Move gobs of small files quickly with ssh and "|" in one go
If you need to copy a lot of files to another computer in Linux, you can use scp with the "r" and "C" flags.
"r" makes it copy recursively and "C" makes it compress the files before sending them, which saves a bit of bandwidth. However the overhead of using scp for copying many small files is huge, at least an order of magnitude (10 times), maybe two, bigger on my machine transporting a couple of thousand of files. One solution is to use tar and first create a tarball, and then copy that over.

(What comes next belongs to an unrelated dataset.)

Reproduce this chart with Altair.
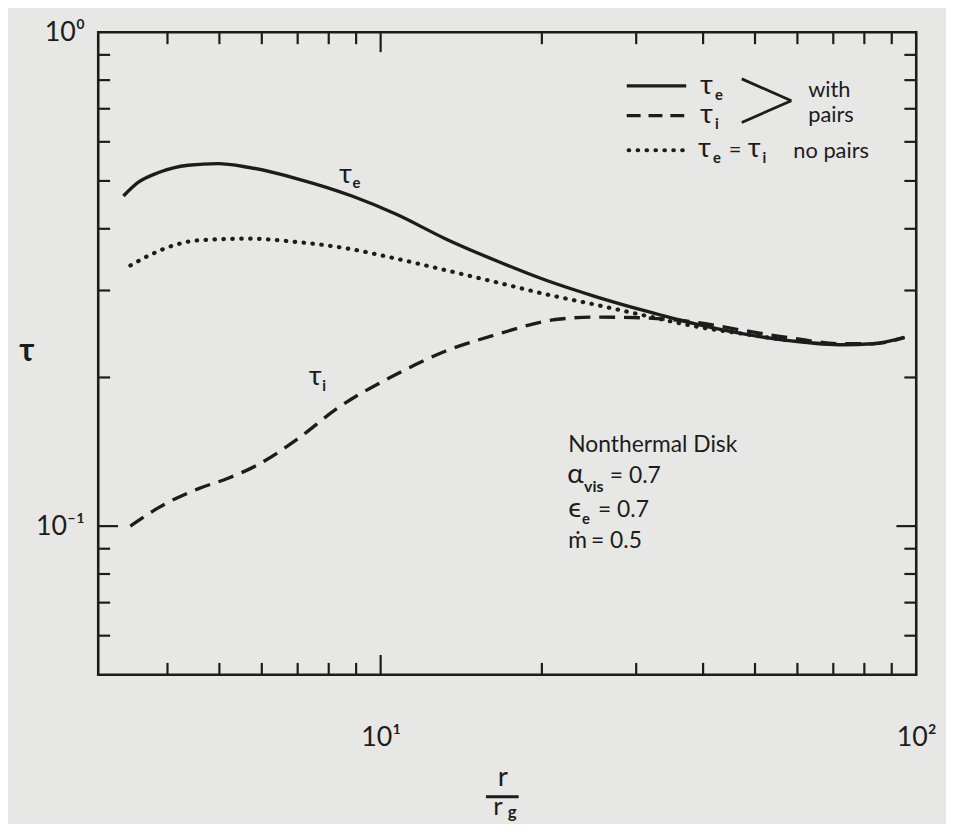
import altair as alt
import pandas as pd

# ---------------- data ----------------
te_r = [3.31, 3.53, 3.85, 4.37, 4.97, 5.65, 6.99, 8.84, 10.7, 13.2, 16.4, 20.3, 25.1, 31.1, 38.5, 47.6, 58.9, 72.9, 82.9, 95.1]
te_tau = [0.466, 0.497, 0.520, 0.538, 0.542, 0.533, 0.505, 0.466, 0.428, 0.382, 0.345, 0.315, 0.292, 0.273, 0.257, 0.245, 0.237, 0.233, 0.234, 0.241]

ti_r = [3.41, 3.85, 4.56, 5.19, 5.89, 6.99, 8.29, 10.7, 13.2, 16.4, 21.2, 25.1, 31.1, 38.5, 47.6, 58.9, 72.9, 82.9, 95.1]
ti_tau = [0.100, 0.109, 0.119, 0.125, 0.133, 0.150, 0.173, 0.203, 0.226, 0.244, 0.262, 0.265, 0.264, 0.259, 0.249, 0.240, 0.234, 0.234, 0.241]

np_r = [3.41, 3.69, 4.10, 4.56, 5.65, 6.99, 8.65, 10.7, 13.2, 16.4, 20.3, 25.1, 31.1, 38.5, 47.6, 58.9]
np_tau = [0.337, 0.353, 0.370, 0.379, 0.382, 0.376, 0.365, 0.348, 0.330, 0.312, 0.295, 0.281, 0.267, 0.254, 0.245, 0.237]

x_minor = [4, 5, 6, 7, 8, 9, 20, 30, 40, 50, 60, 70, 80, 90]
x_major = [10]
y_minor = [0.06, 0.07, 0.08, 0.09, 0.2, 0.3, 0.4, 0.5, 0.6, 0.7, 0.8, 0.9]
y_major = [0.1]
x_label_values = [10, 100]
x_label_texts = ["10¹", "10²"]
y_label_values = [0.1, 1]
y_label_texts = ["10⁻¹", "10⁰"]

# ---------------- layout ----------------
W, H = 825, 648
OX, OY = 99, 29          # plot-area origin on the page
INK = "#1c1c1c"
BG = "#e7e7e5"
FONT = "Lato"
MINOR, MAJOR = 12, 20

xs = alt.Scale(type="log", domain=[2.97, 100], nice=False)
ys = alt.Scale(type="log", domain=[0.05, 1], nice=False)

one = pd.DataFrame({"k": [0]})


def txt(s, x, y, size=23, align="left", baseline="alphabetic", **kw):
    return alt.Chart(one).mark_text(
        text=s, align=align, baseline=baseline, fontSize=size, font=FONT, color=INK, **kw
    ).encode(x=alt.value(x - OX), y=alt.value(y - OY))


def seg(x1, y1, x2, y2, width=3.0, dash=None, cap="butt"):
    kw = dict(color=INK, strokeWidth=width, strokeCap=cap)
    if dash:
        kw["strokeDash"] = dash
    return alt.Chart(one).mark_rule(**kw).encode(
        x=alt.value(x1 - OX), y=alt.value(y1 - OY), x2=alt.value(x2 - OX), y2=alt.value(y2 - OY)
    )


label_map_x = " : ".join(f"datum.value == {v} ? '{t}'" for v, t in zip(x_label_values, x_label_texts)) + " : ''"
label_map_y = " : ".join(f"datum.value == {v} ? '{t}'" for v, t in zip(y_label_values, y_label_texts)) + " : ''"

x_axis = alt.Axis(values=x_label_values, labelExpr=label_map_x, domain=False, ticks=False, grid=False,
                  title=None, labelFontSize=27, labelFont=FONT, labelColor=INK, labelPadding=50,
                  labelFlush=False, labelOverlap=False)
y_axis = alt.Axis(values=y_label_values, labelExpr=label_map_y, domain=False, ticks=False, grid=False,
                  title=None, labelFontSize=27, labelFont=FONT, labelColor=INK, labelPadding=14,
                  labelFlush=False, labelOverlap=False)

te_df = pd.DataFrame({"r": te_r, "tau": te_tau})
ti_df = pd.DataFrame({"r": ti_r, "tau": ti_tau})
np_df = pd.DataFrame({"r": np_r, "tau": np_tau})

solid = alt.Chart(te_df).mark_line(color=INK, strokeWidth=3.4, interpolate="monotone").encode(
    x=alt.X("r:Q", scale=xs, axis=x_axis), y=alt.Y("tau:Q", scale=ys, axis=y_axis))
dashed = alt.Chart(ti_df).mark_line(color=INK, strokeWidth=3.4, strokeDash=[16, 9], interpolate="monotone").encode(
    x=alt.X("r:Q", scale=xs), y=alt.Y("tau:Q", scale=ys))
dotted = alt.Chart(np_df).mark_line(color=INK, strokeWidth=4.2, strokeDash=[0.5, 8.5], strokeCap="round",
                                    interpolate="monotone").encode(
    x=alt.X("r:Q", scale=xs), y=alt.Y("tau:Q", scale=ys))


# inward ticks on all four sides
def xticks(vals, length):
    d = pd.DataFrame({"v": vals})
    b = alt.Chart(d).mark_rule(color=INK, strokeWidth=2.2).encode(
        x=alt.X("v:Q", scale=xs), y=alt.value(H), y2=alt.value(H - length))
    t = alt.Chart(d).mark_rule(color=INK, strokeWidth=2.2).encode(
        x=alt.X("v:Q", scale=xs), y=alt.value(0), y2=alt.value(length))
    return [b, t]


def yticks(vals, length):
    d = pd.DataFrame({"v": vals})
    l = alt.Chart(d).mark_rule(color=INK, strokeWidth=2.2).encode(
        y=alt.Y("v:Q", scale=ys), x=alt.value(0), x2=alt.value(length))
    r = alt.Chart(d).mark_rule(color=INK, strokeWidth=2.2).encode(
        y=alt.Y("v:Q", scale=ys), x=alt.value(W), x2=alt.value(W - length))
    return [l, r]


ticks = xticks(x_minor, MINOR) + xticks(x_major, MAJOR) + yticks(y_minor, MINOR) + yticks(y_major, MAJOR)

# curve labels placed at data coordinates
lab_df = pd.DataFrame({"r": [8.6, 7.55], "tau": [0.515, 0.200], "sym": ["τ", "τ"], "sub": ["e", "i"]})
lab_main = alt.Chart(lab_df).mark_text(fontSize=28, font=FONT, color=INK, align="center", baseline="middle").encode(
    x=alt.X("r:Q", scale=xs), y=alt.Y("tau:Q", scale=ys), text="sym:N")
lab_sub = alt.Chart(lab_df).mark_text(fontSize=15, font=FONT, color=INK, align="left", baseline="middle",
                                      dx=7, dy=9, fontWeight="bold").encode(
    x=alt.X("r:Q", scale=xs), y=alt.Y("tau:Q", scale=ys), text="sub:N")

# legend (drawn by hand, as in the figure)
legend = [
    seg(632, 83, 692, 83, width=3.4),
    seg(632, 113, 692, 113, width=3.4, dash=[14, 8]),
    seg(634, 148, 692, 148, width=4.2, dash=[0.5, 8.5], cap="round"),
    txt("τ", 706, 91, size=28),
    txt("e", 721, 97, size=15, fontWeight="bold"),
    txt("τ", 706, 121, size=28),
    txt("i", 721, 127, size=15, fontWeight="bold"),
    seg(748, 76, 798, 98, width=2.8),
    seg(798, 98, 748, 120, width=2.8),
    txt("with", 815, 94, size=22),
    txt("pairs", 815, 119, size=22),
    txt("τ", 704, 155, size=28),
    txt("e", 719, 161, size=15, fontWeight="bold"),
    txt("=", 735, 155, size=22),
    txt("τ", 754, 155, size=28),
    txt("i", 769, 161, size=15, fontWeight="bold"),
    txt("no pairs", 800, 156, size=22),
]

# parameter box
box = [
    txt("Nonthermal Disk", 573, 452),
    txt("α", 572, 484, size=28),
    txt("vis", 589, 493, size=16, fontWeight="bold"),
    txt("= 0.7", 615, 484),
    txt("ϵ", 573, 518, size=28),
    txt("e", 587, 525, size=15, fontWeight="bold"),
    txt("= 0.7", 603, 518),
    txt("ṁ", 573, 549),
    txt("= 0.5", 596, 549),
]

# axis titles
titles = [
    txt("τ", 27, 351, size=32, align="center", baseline="middle", fontWeight="bold"),
    txt("r", 507, 789, size=28, align="center"),
    seg(490, 800, 523, 800, width=3),
    txt("r", 502, 818, size=26, align="center"),
    txt("g", 512, 821, size=17, align="left", fontWeight="bold"),
]

chart = alt.layer(dotted, dashed, solid, *ticks, lab_main, lab_sub, *legend, *box, *titles).properties(
    width=W, height=H,
    padding={"left": OX - 8, "top": OY - 8, "right": 946 - (OX - 8) - W, "bottom": 816 - (OY - 8) - H},
    autosize=alt.AutoSizeParams(type="none"),
    background=BG,
).configure_view(stroke=INK, strokeWidth=2.6)

chart.save("out.html", embed_options={"renderer": "svg", "actions": False})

However sometimes you may not have space on the source device to make a tarball. In that case you can tar it "on the fly" and pipe it to not scp, but ssh. It turns out that you can supply commands to ssh already on login:
tar zcf - SOURCEDIR | ssh user1@remotehost "cat > /DESTDIR/DESTFILE.tar.gz"
If you are not already authorized with keys on the remote host, it will prompt you with a password.
I pretty much stole the command above from:
Lâmôlabs » Pushing & Pulling Files Around Using tar, ssh, scp, & rsync
I just omitted the "v" flag, since even though you can still supply your password, the prompt gets buried in verbose output with the "v" flag.
And if you do not want a tar ball as the end result on the remote computer, you can unpack it on the fly:
localhost% tar zcf - SOURCEDIR | ssh user1@remotehost tar zxvf -
Again taken from the Lâmôlabs page, again omitting the "v" flag.